All in all, Andrews appeared in 12 of a possible 16 games during the regular season. He did miss three contests after undergoing surgery on a fractured thumb on his right snapping hand — New England placed him on short-term injured reserve — and also sat out the season finale against the New York Jets due to a calf injury. Generally, however, he was his usual reliable self in his first year back. He was on the field for 724 of a possible 1,011 offensive snaps (71.6%), exclusively lining up at center throughout the season.
When on the field, Andrews proved to be an immediate upgrade over the 2019 center group led by Ted Karras. Not only did he surrender just 10 quarterback pressures throughout the season (2 sacks, 1 hits, 8 hurries) despite playing with a new starting quarterback for the first time since Tom Brady’s four-game suspension in early 2016, he also was a major factor in the success the running game enjoyed.

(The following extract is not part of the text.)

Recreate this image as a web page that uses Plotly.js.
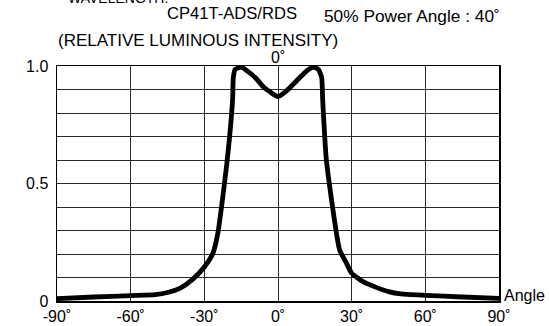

With him at the helm, the Patriots’ O-line was one of the best units not just on the team but in the entire league.
What is his projected role? Despite testing the unrestricted free agency waters this spring, Andrews will resume his role as the Patriots’ starting center in 2021 (and beyond). As such, he will hardly ever leave the field while simultaneously being responsible for not just blocking in the passing and the running game but also the center-quarterback exchange of the football and the line calls up front: Andrews plays a vital role in setting protections and blocks, and communicating with his fellow linemen.
What is his special teams value? Ted Karras, Andrews’ replacement as New England’s starting center in 2019, saw regular action in the game’s third phase. Andrews himself, meanwhile, is not expected to be used often if at all on special teams: he has only 18 kicking game snaps on his career résumé, and just six of them happened since he became the Patriots’ starting center in 2015 (including a grand total of zero last year). If the coaching staff does opt to use him on special teams, Andrews will likely play exclusively on field goal and extra point kicking units.
Does he have positional versatility? The overwhelming majority of Andrews’ snaps since arriving in New England has come at the center position. That said, he does have some experience playing other spots along the interior offensive line as well: he lined up at left guard in practice at one point in 2019, and also has played two regular season snaps at the position over his career — one in 2015 and another in 2018. He also lined up at right guard for one snap during his rookie campaign.
What is his salary cap situation? Even though he already appeared to be on his way out in free agency, Andrews decided to return to the Patriots on a new four-year, $18.88 million contract in March. As part of this deal he will hit the team’s salary cap with $1.75 million: Andrews will play on a fully guaranteed salary ($1 million) and signing bonus proration ($375,000), and can also earn up to $375,000 in additional bonuses. His deal is arguably the Patriots’ biggest bargain, given that he carries only the 32nd highest cap hit on the current roster.
What is his roster outlook? There is no doubt about Andrews’ roster status and role on the team heading into the 2021 season. He is a lock to make the 53-man squad and will once again serve as New England’s starting center and one of the team’s captains. The biggest question will be how he will look like with a new left guard aligning next to him: with Joe Thuney having left in free agency, second-year man Michael Onwenu is expected to take over. Onwenu looked impressive as a rookie, but his chemistry with Andrews is still in its developmental stages.